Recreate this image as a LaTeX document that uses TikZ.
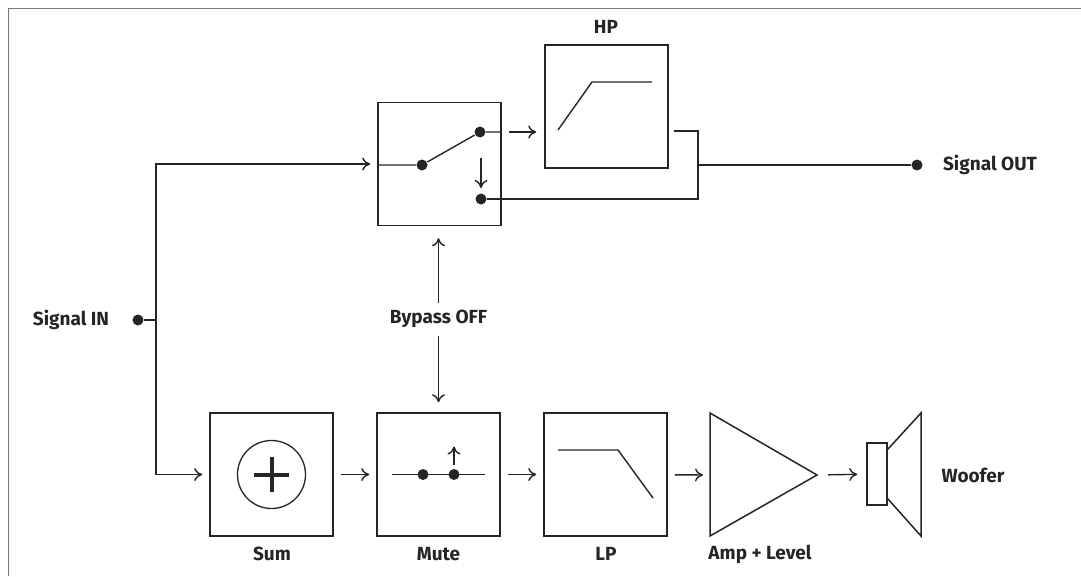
\documentclass[tikz,border=0pt]{standalone}
\usepackage{fontspec}
\setmainfont{Fira Sans}
\usetikzlibrary{arrows.meta,positioning}
\definecolor{ink}{RGB}{38,36,37}
\definecolor{rule}{RGB}{120,120,120}
\tikzset{
  block/.style={draw=ink, line width=1.5pt, minimum size=123pt, inner sep=0pt},
  lbl/.style={font=\fontsize{19}{21}\selectfont\bfseries, text=ink},
  dot/.style={circle, fill=ink, inner sep=0pt, minimum size=11pt},
  >={To[length=8pt,width=13pt]},
}

\begin{document}
\begin{tikzpicture}[x=1pt,y=-1pt,line width=1.4pt,ink]
                \useasboundingbox (0,0) rectangle (1081,576);
                \draw[rule,line width=1pt] (8,576)--(8,8)--(1081,8);
                % blocks
                \node[block] (switch) at (439.5,164) {};
                \node[block] (hp) at (606.5,106.5) {};
                \node[block] (sum) at (271.5,474.5) {};
                \node[block] (mute) at (438.5,474.5) {};
                \node[block] (lp) at (605.5,474.5) {};
                \draw[line width=1.5pt] (710,413)--(817,475)--(710,536)--cycle;
                \coordinate (ampin) at (710,475);
                \coordinate (ampout) at (817,475);
                \node[draw,line width=1.5pt,minimum width=20pt,minimum height=62pt,inner sep=0pt] (woofer) at (877,474) {};
                \draw[line width=1.5pt] ([yshift=-7pt]woofer.north east)--(921,413)--(921,536)--([yshift=7pt]woofer.south east);
                % input
                \node[dot] (in) at (138,320) {};
                \node[lbl] (inlbl) at (71,320) {Signal IN};
                \coordinate (jin) at (156,320);
                \draw (in)--(jin);
                \draw[->,shorten >=7pt] (jin) |- (switch.west);
                \draw[->,shorten >=7pt] (jin) |- (sum.west);
                % bypass switch
                \node[dot] (pivot) at (422,165) {};
                \node[dot] (up) at (480,132) {};
                \node[dot] (low) at (481,199) {};
                \draw (switch.west |- pivot)--(pivot)--(up)--(up -| switch.east);
                \draw[->] ([yshift=41pt]low.center)--([yshift=11pt]low.center);
                \draw[->,shorten <=7pt,shorten >=8pt] (up -| switch.east)--(up -| hp.west);
                % high pass
                \draw ([shift={(-48.5,23.5)}]hp.center)--([shift={(-14.5,-24.5)}]hp.center)--([shift={(45.5,-24.5)}]hp.center);
                \node[lbl] (hplbl) at (606,27) {HP};
                \coordinate (hpout) at (674,131);
                \coordinate (jout) at (698,165);
                \draw (hpout) -| (jout |- low)--(low);
                \node[dot] (out) at (917,165) {};
                \draw (jout)--(out);
                \node[lbl] (outlbl) at (990,165) {Signal OUT};
                % bypass control
                \node[lbl] (bypass) at (438.5,319) {Bypass OFF};
                \draw[->,shorten <=16pt,shorten >=12pt] (bypass.center)--(bypass.center |- switch.south);
                \draw[->,shorten <=17pt,shorten >=10pt] (bypass.center)--(bypass.center |- mute.north);
                % sum
                \draw[line width=1.3pt] (sum.center) circle[radius=34pt];
                \draw[line width=4pt] ([xshift=-17.5pt]sum.center)--([xshift=17.5pt]sum.center);
                \draw[line width=4pt] ([yshift=-17.5pt]sum.center)--([yshift=17.5pt]sum.center);
                % mute
                \draw ([xshift=-46.5pt]mute.center)--([xshift=46.5pt]mute.center);
                \node[dot] (mA) at (423,474.5) {};
                \node[dot] (mB) at (454,474.5) {};
                \draw[->] ([yshift=10pt]mB.center)--([yshift=28pt]mB.center);
                % low pass
                \draw ([shift={(-47.5,-24.5)}]lp.center)--([shift={(12.5,-24.5)}]lp.center)--([shift={(47.5,23.5)}]lp.center);
                % chain
                \draw[->,shorten <=7pt,shorten >=7pt] (sum)--(mute);
                \draw[->,shorten <=7pt,shorten >=7pt] (mute)--(lp);
                \draw[->,shorten <=7pt,shorten >=7pt] (lp)--(ampin);
                \draw[->,shorten <=11pt,shorten >=9pt] (ampout)--(woofer);
                % labels
                \node[lbl] (sumlbl) at (272,554) {Sum};
                \node[lbl] (mutelbl) at (438.5,554) {Mute};
                \node[lbl] (lplbl) at (606,554) {LP};
                \node[lbl] (amplbl) at (760,554) {Amp + Level};
                \node[lbl] (wooflbl) at (973,475) {Woofer};
            \end{tikzpicture}
\end{document}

##########

■ WHAT THE EXERCISE ASKS
Repeat the data above exactly, but not the pictures.

■ SOLUTION TO THE EXERCISE
Recreate this image as a LaTeX document that uses TikZ.
\documentclass[tikz,border=0pt]{standalone}
\usepackage{fontspec}
\setmainfont{Fira Sans}
\usetikzlibrary{arrows.meta,positioning}
\definecolor{ink}{RGB}{38,36,37}
\definecolor{rule}{RGB}{120,120,120}
\tikzset{
  block/.style={draw=ink, line width=1.5pt, minimum size=123pt, inner sep=0pt},
  lbl/.style={font=\fontsize{19}{21}\selectfont\bfseries, text=ink},
  dot/.style={circle, fill=ink, inner sep=0pt, minimum size=11pt},
  >={To[length=8pt,width=13pt]},
}

\begin{document}
\begin{tikzpicture}[x=1pt,y=-1pt,line width=1.4pt,ink]
                \useasboundingbox (0,0) rectangle (1081,576);
                \draw[rule,line width=1pt] (8,576)--(8,8)--(1081,8);
                % blocks
                \node[block] (switch) at (439.5,164) {};
                \node[block] (hp) at (606.5,106.5) {};
                \node[block] (sum) at (271.5,474.5) {};
                \node[block] (mute) at (438.5,474.5) {};
                \node[block] (lp) at (605.5,474.5) {};
                \draw[line width=1.5pt] (710,413)--(817,475)--(710,536)--cycle;
                \coordinate (ampin) at (710,475);
                \coordinate (ampout) at (817,475);
                \node[draw,line width=1.5pt,minimum width=20pt,minimum height=62pt,inner sep=0pt] (woofer) at (877,474) {};
                \draw[line width=1.5pt] ([yshift=-7pt]woofer.north east)--(921,413)--(921,536)--([yshift=7pt]woofer.south east);
                % input
                \node[dot] (in) at (138,320) {};
                \node[lbl] (inlbl) at (71,320) {Signal IN};
                \coordinate (jin) at (156,320);
                \draw (in)--(jin);
                \draw[->,shorten >=7pt] (jin) |- (switch.west);
                \draw[->,shorten >=7pt] (jin) |- (sum.west);
                % bypass switch
                \node[dot] (pivot) at (422,165) {};
                \node[dot] (up) at (480,132) {};
                \node[dot] (low) at (481,199) {};
                \draw (switch.west |- pivot)--(pivot)--(up)--(up -| switch.east);
                \draw[->] ([yshift=41pt]low.center)--([yshift=11pt]low.center);
                \draw[->,shorten <=7pt,shorten >=8pt] (up -| switch.east)--(up -| hp.west);
                % high pass
                \draw ([shift={(-48.5,23.5)}]hp.center)--([shift={(-14.5,-24.5)}]hp.center)--([shift={(45.5,-24.5)}]hp.center);
                \node[lbl] (hplbl) at (606,27) {HP};
                \coordinate (hpout) at (674,131);
                \coordinate (jout) at (698,165);
                \draw (hpout) -| (jout |- low)--(low);
                \node[dot] (out) at (917,165) {};
                \draw (jout)--(out);
                \node[lbl] (outlbl) at (990,165) {Signal OUT};
                % bypass control
                \node[lbl] (bypass) at (438.5,319) {Bypass OFF};
                \draw[->,shorten <=16pt,shorten >=12pt] (bypass.center)--(bypass.center |- switch.south);
                \draw[->,shorten <=17pt,shorten >=10pt] (bypass.center)--(bypass.center |- mute.north);
                % sum
                \draw[line width=1.3pt] (sum.center) circle[radius=34pt];
                \draw[line width=4pt] ([xshift=-17.5pt]sum.center)--([xshift=17.5pt]sum.center);
                \draw[line width=4pt] ([yshift=-17.5pt]sum.center)--([yshift=17.5pt]sum.center);
                % mute
                \draw ([xshift=-46.5pt]mute.center)--([xshift=46.5pt]mute.center);
                \node[dot] (mA) at (423,474.5) {};
                \node[dot] (mB) at (454,474.5) {};
                \draw[->] ([yshift=10pt]mB.center)--([yshift=28pt]mB.center);
                % low pass
                \draw ([shift={(-47.5,-24.5)}]lp.center)--([shift={(12.5,-24.5)}]lp.center)--([shift={(47.5,23.5)}]lp.center);
                % chain
                \draw[->,shorten <=7pt,shorten >=7pt] (sum)--(mute);
                \draw[->,shorten <=7pt,shorten >=7pt] (mute)--(lp);
                \draw[->,shorten <=7pt,shorten >=7pt] (lp)--(ampin);
                \draw[->,shorten <=11pt,shorten >=9pt] (ampout)--(woofer);
                % labels
                \node[lbl] (sumlbl) at (272,554) {Sum};
                \node[lbl] (mutelbl) at (438.5,554) {Mute};
                \node[lbl] (lplbl) at (606,554) {LP};
                \node[lbl] (amplbl) at (760,554) {Amp + Level};
                \node[lbl] (wooflbl) at (973,475) {Woofer};
            \end{tikzpicture}
\end{document}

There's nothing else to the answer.